The pueblo-run school had a $20 million grant from the Environmental Protection Agency to build the new playground and address significant flooding issues that affect the school’s dorms. But it was terminated over the summer by the Trump administration.
Undeterred, the school and nonprofit Trust for Public Land broke the project up into phases and secured an estimated $350,000 for phase one: building a playground on an open area that used to flood during storms. Work was done to reroute where rainwater flows and ensure the new playground won’t be subject to flooding.
The ongoing project at Santa Fe Indian School is one of nine schoolyard projects at tribal schools that the Trust for Public Land is working on with the Bureau of Indian Education. There are two more in New Mexico at Wingate High School and Wingate Elementary School, schools that serve Navajo Nation communities.
Working on the design of the playground was an amazing experience, said student Kiandra Naranjo-Montoya during a ribbon cutting ceremony.
“The upgrades to our playground will benefit many students for years to come,” Naranjo-Montoya said.
Her class visited other playgrounds in Santa Fe that included different environmental necessities that could also fit in the Santa Fe Indian School playground. They also learned about the playground’s proposed budget and worked with Jennifer Santry, director of the Trust for Public Land’s tribal community schoolyards program, to create an initial design for the playground, which was sent to an architect.
“The goal of this project was to encourage education and make the playground a place to learn,” Naranjo-Montoya said. “It was also our goal to encourage mental and physical wellness, socialization, and to connect with the land.”
Young piñon pines and cottonwoods were planted near new picnic tables, climbing bars and swings. Taos Pueblo donated timber for the project, and funding for the tribal schoolyard program came from the W. K. Kellogg Foundation, U.S. Forest Service, Macy’s and The VF Foundation.
The land where the playground is situated was originally flat, but soil was added to address the flooding issue and “to create the various levels of the playscape so that it’s more of a landscape and not just a playground or a piece of playground equipment,” said Heidi Cohen, associate director of the community schoolyards initiative at the Trust for Public Land.

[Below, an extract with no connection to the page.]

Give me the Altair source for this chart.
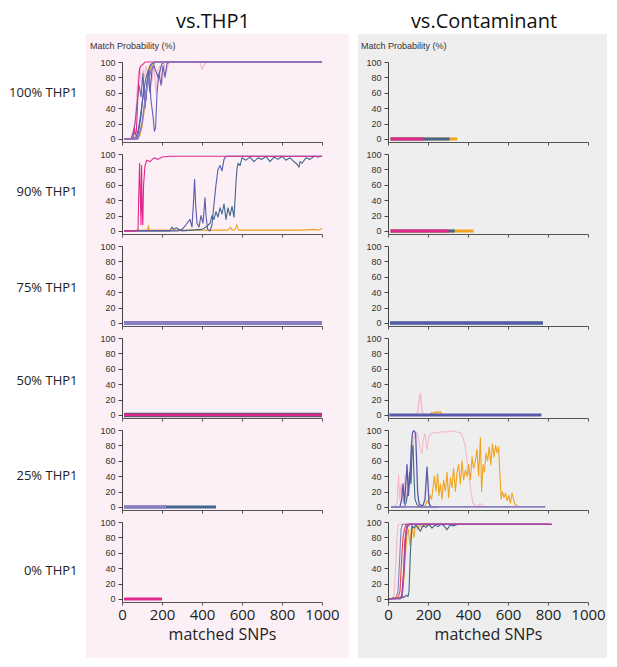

The new space should help students feel at home, according to Superintendent Christie Abeyta.
“When we talk about outdoor learning, when we talk about building spaces for students to be expressive, to connect with the environment, it is with that intentionality and mindset that it should be a reflection of their home,” she said.
In the last five years, the school has had three 100-year floods, causing upward of $5 million in damages, Abeyta said. Despite the EPA grant being terminated, school staff are still hopeful they can secure funds to address the flooding and protect the school buildings and student welfare.
Sen. Martin Heinrich, D-N.M., said in a statement that students deserve outdoor spaces like the one created by this project that embrace their heritage and well-being, and he will “continue advocating at the national and state level to make this a reality for all of our students.”
The next phase of the Santa Fe Indian School schoolyard project will include Indigenous art, outdoor classroom space and more shade trees and rain gardens, Santry said.
“We’re not having this ribbon cutting to say, ‘OK, we’re done.’ This is a long-term partnership,” she said.